Besides just minimizing jobs in big open areas, and that includes putting stuff in stockpiles, you can also help design your accesses to open areas in a way that minimizes how dwarves path through them.
What does "you can also help design your accesses to open areas in a way that minimizes how dwarves path through them." mean in practice?
I use quantum stockpiles (for most industries).
I do lock entrances to unused mines.
What else?
Large open areas should be at the ends of the fortress for example and adjacent area should connect. The basics of it is at any given point a dwarf is first going to try to take a straight line path to their destination. If that path hits a wall then basically the pathing will spill out from that line at the sides trying to find an opening or way closer to the target.
So take this random fort image I found:
If a dwarf is trying to go from critters -> mess hall the pathing is going to try and move north and east as much as possible. That means the pathing has to fill out and check a fair bit of the storage room, most of the barracks, that room to the left of the mess hall, and the hallway towards the messhall. There's some savings depending on which directions are expanded first, but in general that's the issue. When the pathfinding can't take a straight line to get most or all of the way to a target the pathfinding takes more time to sort of feel out all of the ways it has to check.
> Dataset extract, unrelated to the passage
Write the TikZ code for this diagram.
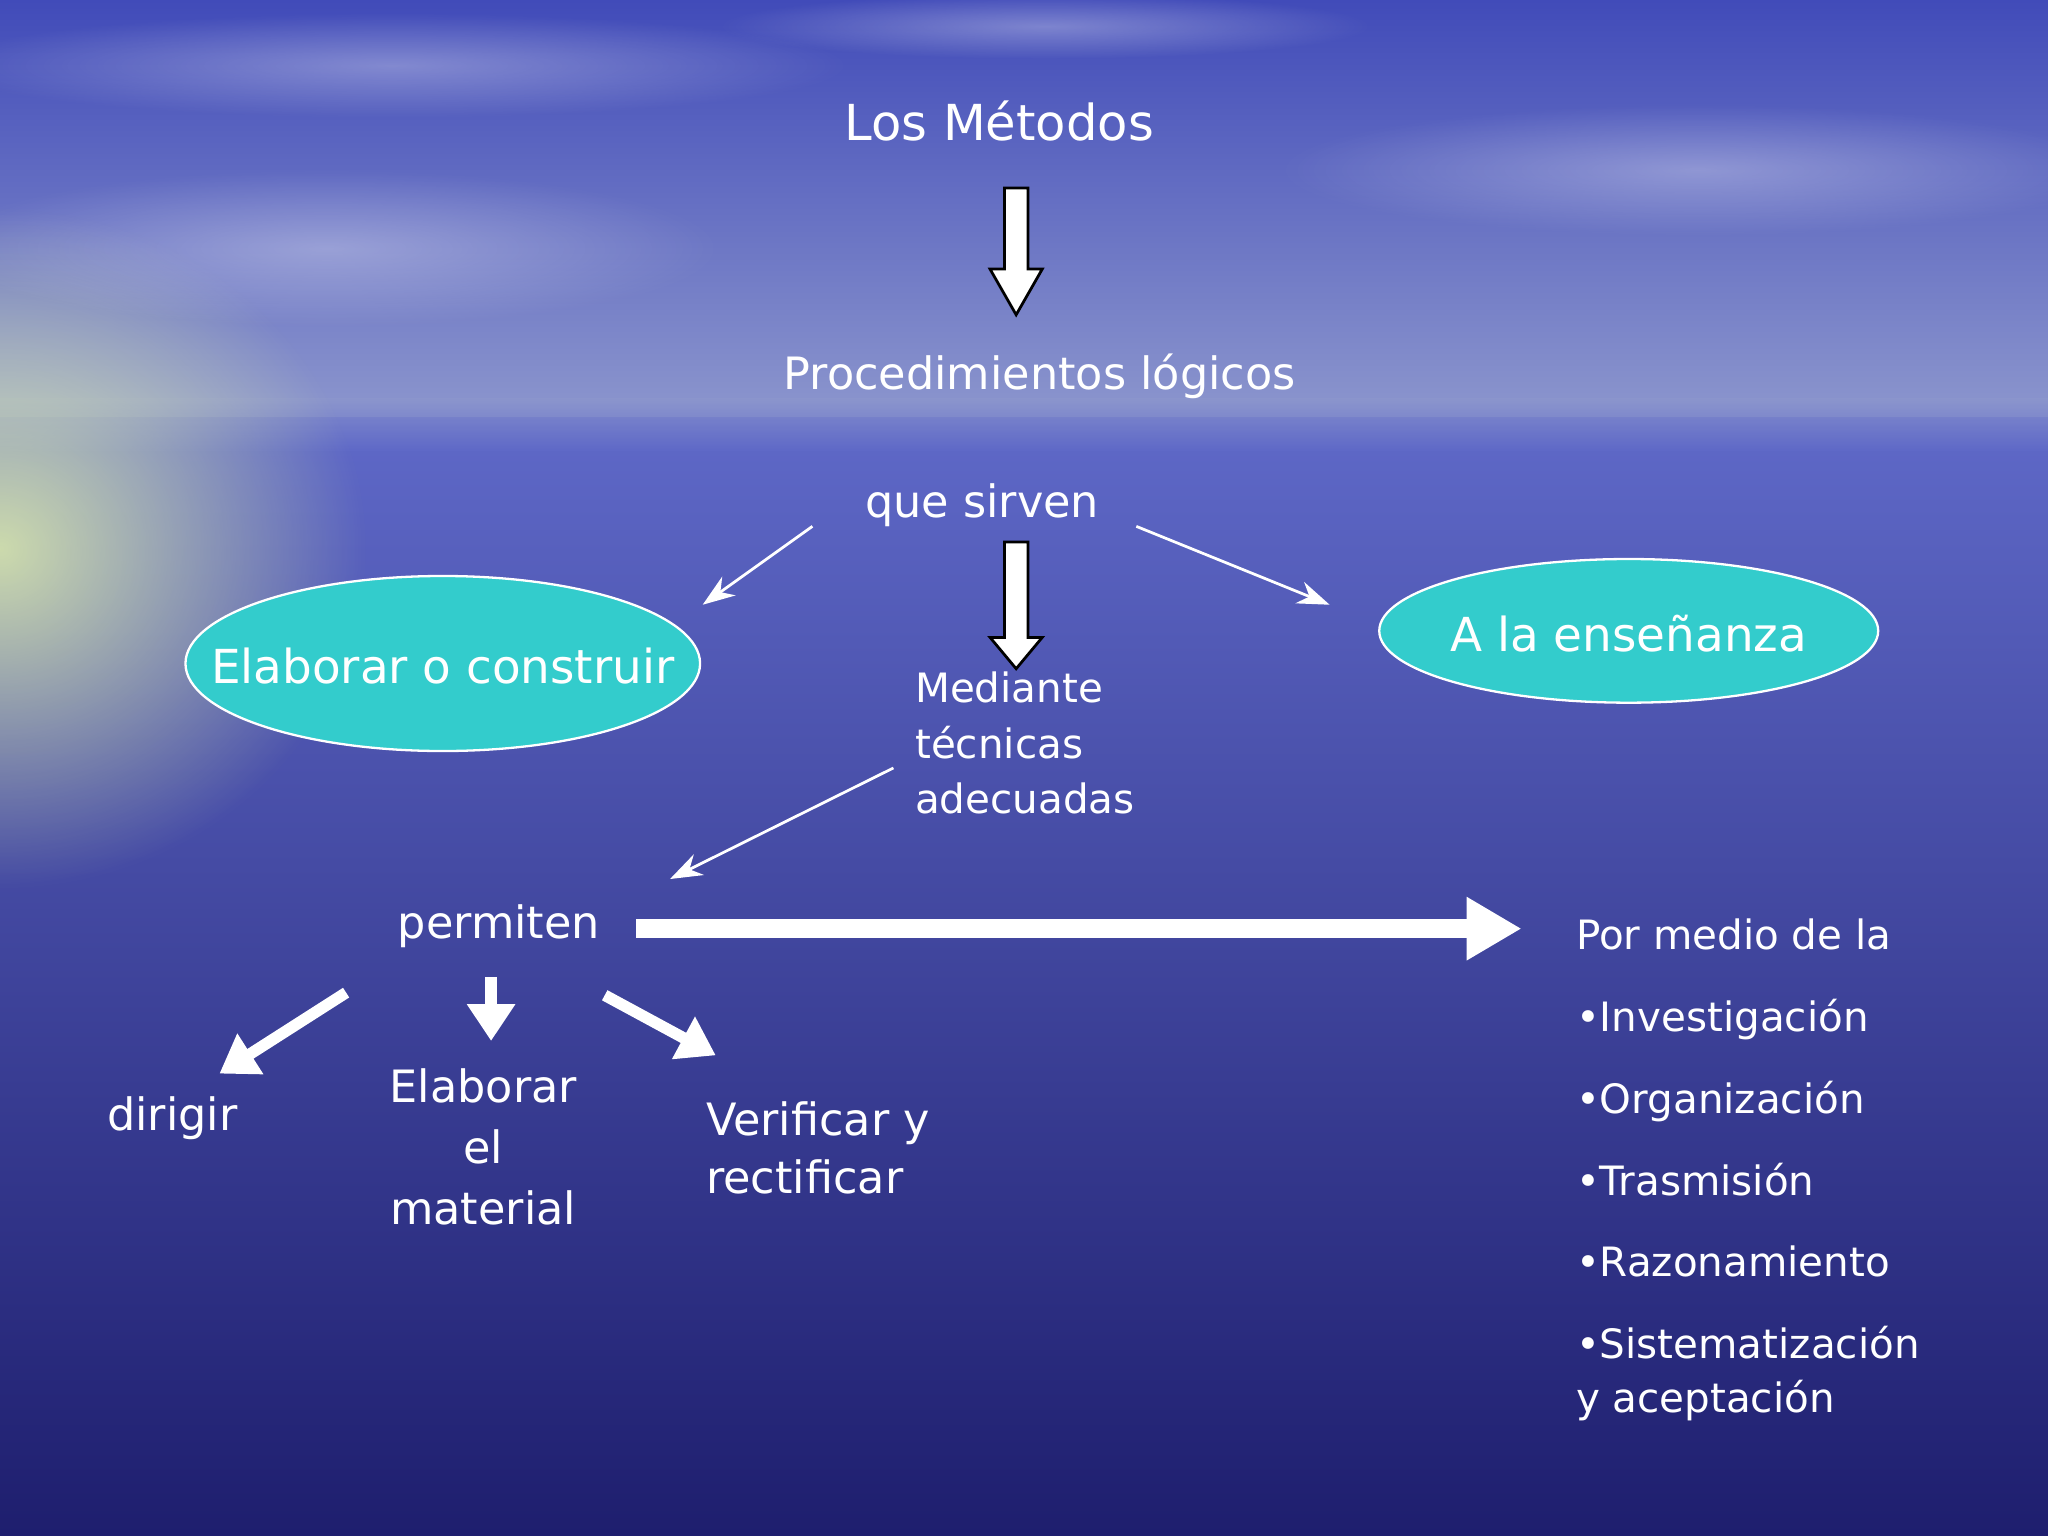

I think this can be especially relevant in 3d space. The pathing has no idea where stairs are and the way pathfinding works is it checks for paths by looking at the square that's estimated to have the lowest pathing cost/distance to the target (this cost is always estimated below the actual cost). Typically this is going to be done using a straight line calculation ignoring all walls/collisions. So if you're dealing with a big room below another big room and a central staircase on the opposite end of the fortress the pathfinding is going to choke a bit. it's not going to know how to efficiently find the stairs so it's going to check a lot of the current level to figure out a path to the nearest stairs. That sort of thing is a drain on FPS.
Now open areas themselves aren't necessarily the problem in every case. A square single room fortress should actually pathfind pretty well. I think caverns and the like cause a lot of issues because they're open, but not completely, so the pathfinding still has to figure out ways around obstacles and that tends to cause a lot of space to be checked for pathing.
Generally I think where fortress' struggle with this is with stockpiles. Since you need so many and they are large open areas they tend to be areas of the fortress where dwarves will try to path through them when there's no route. That's why quantum stockpiles help so much.